**Goal of the exercise**
Write out the data again exactly, skipping every picture.

**Data extract**
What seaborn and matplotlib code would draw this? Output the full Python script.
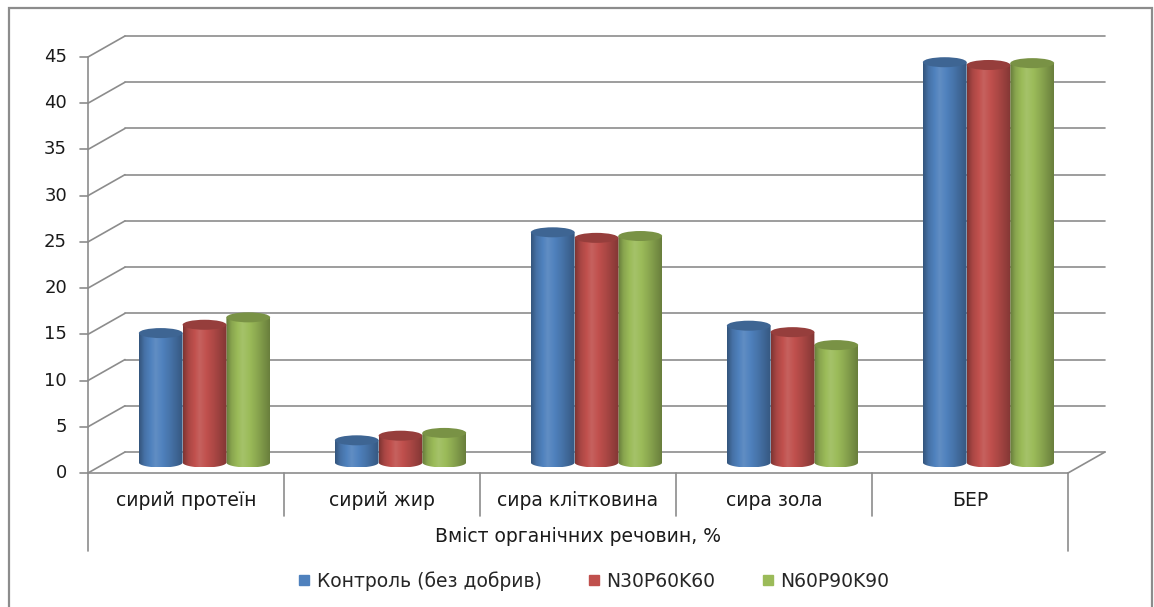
import numpy as np
import pandas as pd
import matplotlib
matplotlib.use("Agg")
import matplotlib.pyplot as plt
import seaborn as sns
from matplotlib.patches import Ellipse, PathPatch, Rectangle
from matplotlib.path import Path
from matplotlib.lines import Line2D
import matplotlib.colors as mcolors

# --- data -------------------------------------------------------------
categories = ["сирий протеїн", "сирий жир", "сира клітковина", "сира зола", "БЕР"]
treatments = ["Контроль (без добрив)", "N30P60K60", "N60P90K90"]
control = [14.0, 2.4, 24.9, 14.8, 43.3]
n30p60k60 = [14.9, 2.9, 24.3, 14.1, 43.0]
n60p90k90 = [15.7, 3.2, 24.5, 12.7, 43.2]
y_ticks = [0, 5, 10, 15, 20, 25, 30, 35, 40, 45]
axis_title = "Вміст органічних речовин, %"
colors = ["#4F81BD", "#C0504D", "#9BBB59"]

df = pd.DataFrame({
    "category": np.repeat(categories, 3),
    "treatment": treatments * len(categories),
    "value": np.ravel(np.column_stack([control, n30p60k60, n60p90k90])),
})

sns.set_style("white")
plt.rcParams["font.family"] = ["DejaVu Sans"]

W, H, DPI = 1154, 607, 100
fig = plt.figure(figsize=(W / DPI, H / DPI), dpi=DPI)

# axes = the mid-depth plane of the pseudo-3D box
left_px, right_px = 106.5, 1086.5
zero_px, top_px = 462.5, 46.5
ax = fig.add_axes([left_px / W, 1 - zero_px / H,
                   (right_px - left_px) / W, (zero_px - top_px) / H])

sns.barplot(data=df, x="category", y="value", hue="treatment",
            palette=colors, saturation=1, width=0.67, gap=0,
            legend=False, ax=ax, errorbar=None)

ax.set_xlim(-0.5, len(categories) - 0.5)
ax.set_ylim(0, 45)
ax.axis("off")

px_x = (right_px - left_px) / len(categories)
px_y = (zero_px - top_px) / 45.0
DX = 18.5 / px_x       # half depth, in data units
DY = 10.5 / px_y

grid_kw = dict(color="#8C8C8C", lw=1.2, clip_on=False, zorder=1)
x_l, x_r = -0.5, len(categories) - 0.5
txt_col = "#1a1a1a"
fs = 13

# back wall gridlines and side-wall diagonals
for v in y_ticks:
    ax.plot([x_l + DX, x_r + DX], [v + DY, v + DY], **grid_kw)
    ax.plot([x_l - DX, x_l + DX], [v - DY, v + DY], **grid_kw)
    # tick mark on the front axis
    ax.plot([x_l - DX - 8 / px_x, x_l - DX], [v - DY, v - DY], **grid_kw)
    ax.annotate(str(v), xy=(x_l - DX, v - DY), xytext=(-21, 0),
                textcoords="offset pixels", ha="right", va="center",
                fontsize=fs, color=txt_col, annotation_clip=False)

# floor front edge and right diagonal
ax.plot([x_l - DX, x_r - DX], [-DY, -DY], **grid_kw)
ax.plot([x_r - DX, x_r + DX], [-DY, DY], **grid_kw)
# front vertical axis
ax.plot([x_l - DX, x_l - DX], [45 - DY, -DY - 78 / px_y], **grid_kw)
ax.plot([x_r - DX, x_r - DX], [-DY, -DY - 78 / px_y], **grid_kw)
# category separators
for k in range(1, len(categories)):
    xs = x_l + k - DX
    ax.plot([xs, xs], [-DY, -DY - 43 / px_y], **grid_kw)

# category labels and axis title
for i, c in enumerate(categories):
    ax.text(i - DX, -DY - 27 / px_y, c, ha="center", va="center",
            fontsize=13.5, color=txt_col, clip_on=False)
ax.text((x_l + x_r) / 2 - DX, -DY - 64 / px_y, axis_title, ha="center",
        va="center", fontsize=13.5, color=txt_col, clip_on=False)


def shade(rgb, f):
    rgb = np.asarray(rgb[:3])
    if f < 1:
        return rgb * f
    return rgb + (1 - rgb) * (f - 1)


# turn flat bars into shaded cylinders
ell_h = 10.0 / px_y
prof_t = np.linspace(0, 1, 64)
prof_f = np.interp(prof_t, [0, 0.12, 0.38, 0.7, 1.0], [0.66, 0.88, 1.1, 0.9, 0.68])
bars = [p for p in ax.patches if isinstance(p, Rectangle)]
for idx, p in enumerate(bars):
    x0, w, h = p.get_x(), p.get_width(), p.get_height()
    base = mcolors.to_rgb(p.get_facecolor())
    grad = np.array([[shade(base, f) for f in prof_f]])
    theta = np.linspace(np.pi, 2 * np.pi, 40)
    arc_x = x0 + w / 2 + (w / 2) * np.cos(theta)
    arc_y = (ell_h / 2) * np.sin(theta)
    verts = [(x0, h)] + list(zip(arc_x, arc_y)) + [(x0 + w, h), (x0, h)]
    body = PathPatch(Path(verts, closed=True), transform=ax.transData,
                     facecolor="none", edgecolor="none")
    zo = 3 + (idx % 3) * 0.01
    im = ax.imshow(grad, extent=(x0, x0 + w, -ell_h / 2, h), aspect="auto",
                   interpolation="bilinear", zorder=zo)
    im.set_clip_path(body)
    im.set_clip_box(fig.bbox)
    top = Ellipse((x0 + w / 2, h), w, ell_h, facecolor=shade(base, 0.78),
                  edgecolor="none", zorder=zo + 0.001, clip_on=False)
    ax.add_patch(top)
    p.set_visible(False)

ax.set_xlim(-0.5, len(categories) - 0.5)
ax.set_ylim(0, 45)

# legend
handles = [Line2D([], [], marker="s", linestyle="none", markersize=6.5,
                  markerfacecolor=c, markeredgecolor=c) for c in colors]
fig.legend(handles, treatments, loc="center", ncol=3, frameon=False,
           bbox_to_anchor=(592 / W, 1 - 581 / H), fontsize=13.5,
           handletextpad=0.15, columnspacing=2.3, handlelength=1.0)

# outer chart border
fig.patches.append(Rectangle((9 / W, -0.05), (1152 - 9) / W, 1.05 - 8 / H,
                             transform=fig.transFigure, fill=False,
                             edgecolor="#8C8C8C", lw=1.6))

fig.savefig("out.png", dpi=DPI)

**Response to the task**
What seaborn and matplotlib code would draw this? Output the full Python script.
import numpy as np
import pandas as pd
import matplotlib
matplotlib.use("Agg")
import matplotlib.pyplot as plt
import seaborn as sns
from matplotlib.patches import Ellipse, PathPatch, Rectangle
from matplotlib.path import Path
from matplotlib.lines import Line2D
import matplotlib.colors as mcolors

# --- data -------------------------------------------------------------
categories = ["сирий протеїн", "сирий жир", "сира клітковина", "сира зола", "БЕР"]
treatments = ["Контроль (без добрив)", "N30P60K60", "N60P90K90"]
control = [14.0, 2.4, 24.9, 14.8, 43.3]
n30p60k60 = [14.9, 2.9, 24.3, 14.1, 43.0]
n60p90k90 = [15.7, 3.2, 24.5, 12.7, 43.2]
y_ticks = [0, 5, 10, 15, 20, 25, 30, 35, 40, 45]
axis_title = "Вміст органічних речовин, %"
colors = ["#4F81BD", "#C0504D", "#9BBB59"]

df = pd.DataFrame({
    "category": np.repeat(categories, 3),
    "treatment": treatments * len(categories),
    "value": np.ravel(np.column_stack([control, n30p60k60, n60p90k90])),
})

sns.set_style("white")
plt.rcParams["font.family"] = ["DejaVu Sans"]

W, H, DPI = 1154, 607, 100
fig = plt.figure(figsize=(W / DPI, H / DPI), dpi=DPI)

# axes = the mid-depth plane of the pseudo-3D box
left_px, right_px = 106.5, 1086.5
zero_px, top_px = 462.5, 46.5
ax = fig.add_axes([left_px / W, 1 - zero_px / H,
                   (right_px - left_px) / W, (zero_px - top_px) / H])

sns.barplot(data=df, x="category", y="value", hue="treatment",
            palette=colors, saturation=1, width=0.67, gap=0,
            legend=False, ax=ax, errorbar=None)

ax.set_xlim(-0.5, len(categories) - 0.5)
ax.set_ylim(0, 45)
ax.axis("off")

px_x = (right_px - left_px) / len(categories)
px_y = (zero_px - top_px) / 45.0
DX = 18.5 / px_x       # half depth, in data units
DY = 10.5 / px_y

grid_kw = dict(color="#8C8C8C", lw=1.2, clip_on=False, zorder=1)
x_l, x_r = -0.5, len(categories) - 0.5
txt_col = "#1a1a1a"
fs = 13

# back wall gridlines and side-wall diagonals
for v in y_ticks:
    ax.plot([x_l + DX, x_r + DX], [v + DY, v + DY], **grid_kw)
    ax.plot([x_l - DX, x_l + DX], [v - DY, v + DY], **grid_kw)
    # tick mark on the front axis
    ax.plot([x_l - DX - 8 / px_x, x_l - DX], [v - DY, v - DY], **grid_kw)
    ax.annotate(str(v), xy=(x_l - DX, v - DY), xytext=(-21, 0),
                textcoords="offset pixels", ha="right", va="center",
                fontsize=fs, color=txt_col, annotation_clip=False)

# floor front edge and right diagonal
ax.plot([x_l - DX, x_r - DX], [-DY, -DY], **grid_kw)
ax.plot([x_r - DX, x_r + DX], [-DY, DY], **grid_kw)
# front vertical axis
ax.plot([x_l - DX, x_l - DX], [45 - DY, -DY - 78 / px_y], **grid_kw)
ax.plot([x_r - DX, x_r - DX], [-DY, -DY - 78 / px_y], **grid_kw)
# category separators
for k in range(1, len(categories)):
    xs = x_l + k - DX
    ax.plot([xs, xs], [-DY, -DY - 43 / px_y], **grid_kw)

# category labels and axis title
for i, c in enumerate(categories):
    ax.text(i - DX, -DY - 27 / px_y, c, ha="center", va="center",
            fontsize=13.5, color=txt_col, clip_on=False)
ax.text((x_l + x_r) / 2 - DX, -DY - 64 / px_y, axis_title, ha="center",
        va="center", fontsize=13.5, color=txt_col, clip_on=False)


def shade(rgb, f):
    rgb = np.asarray(rgb[:3])
    if f < 1:
        return rgb * f
    return rgb + (1 - rgb) * (f - 1)


# turn flat bars into shaded cylinders
ell_h = 10.0 / px_y
prof_t = np.linspace(0, 1, 64)
prof_f = np.interp(prof_t, [0, 0.12, 0.38, 0.7, 1.0], [0.66, 0.88, 1.1, 0.9, 0.68])
bars = [p for p in ax.patches if isinstance(p, Rectangle)]
for idx, p in enumerate(bars):
    x0, w, h = p.get_x(), p.get_width(), p.get_height()
    base = mcolors.to_rgb(p.get_facecolor())
    grad = np.array([[shade(base, f) for f in prof_f]])
    theta = np.linspace(np.pi, 2 * np.pi, 40)
    arc_x = x0 + w / 2 + (w / 2) * np.cos(theta)
    arc_y = (ell_h / 2) * np.sin(theta)
    verts = [(x0, h)] + list(zip(arc_x, arc_y)) + [(x0 + w, h), (x0, h)]
    body = PathPatch(Path(verts, closed=True), transform=ax.transData,
                     facecolor="none", edgecolor="none")
    zo = 3 + (idx % 3) * 0.01
    im = ax.imshow(grad, extent=(x0, x0 + w, -ell_h / 2, h), aspect="auto",
                   interpolation="bilinear", zorder=zo)
    im.set_clip_path(body)
    im.set_clip_box(fig.bbox)
    top = Ellipse((x0 + w / 2, h), w, ell_h, facecolor=shade(base, 0.78),
                  edgecolor="none", zorder=zo + 0.001, clip_on=False)
    ax.add_patch(top)
    p.set_visible(False)

ax.set_xlim(-0.5, len(categories) - 0.5)
ax.set_ylim(0, 45)

# legend
handles = [Line2D([], [], marker="s", linestyle="none", markersize=6.5,
                  markerfacecolor=c, markeredgecolor=c) for c in colors]
fig.legend(handles, treatments, loc="center", ncol=3, frameon=False,
           bbox_to_anchor=(592 / W, 1 - 581 / H), fontsize=13.5,
           handletextpad=0.15, columnspacing=2.3, handlelength=1.0)

# outer chart border
fig.patches.append(Rectangle((9 / W, -0.05), (1152 - 9) / W, 1.05 - 8 / H,
                             transform=fig.transFigure, fill=False,
                             edgecolor="#8C8C8C", lw=1.6))

fig.savefig("out.png", dpi=DPI)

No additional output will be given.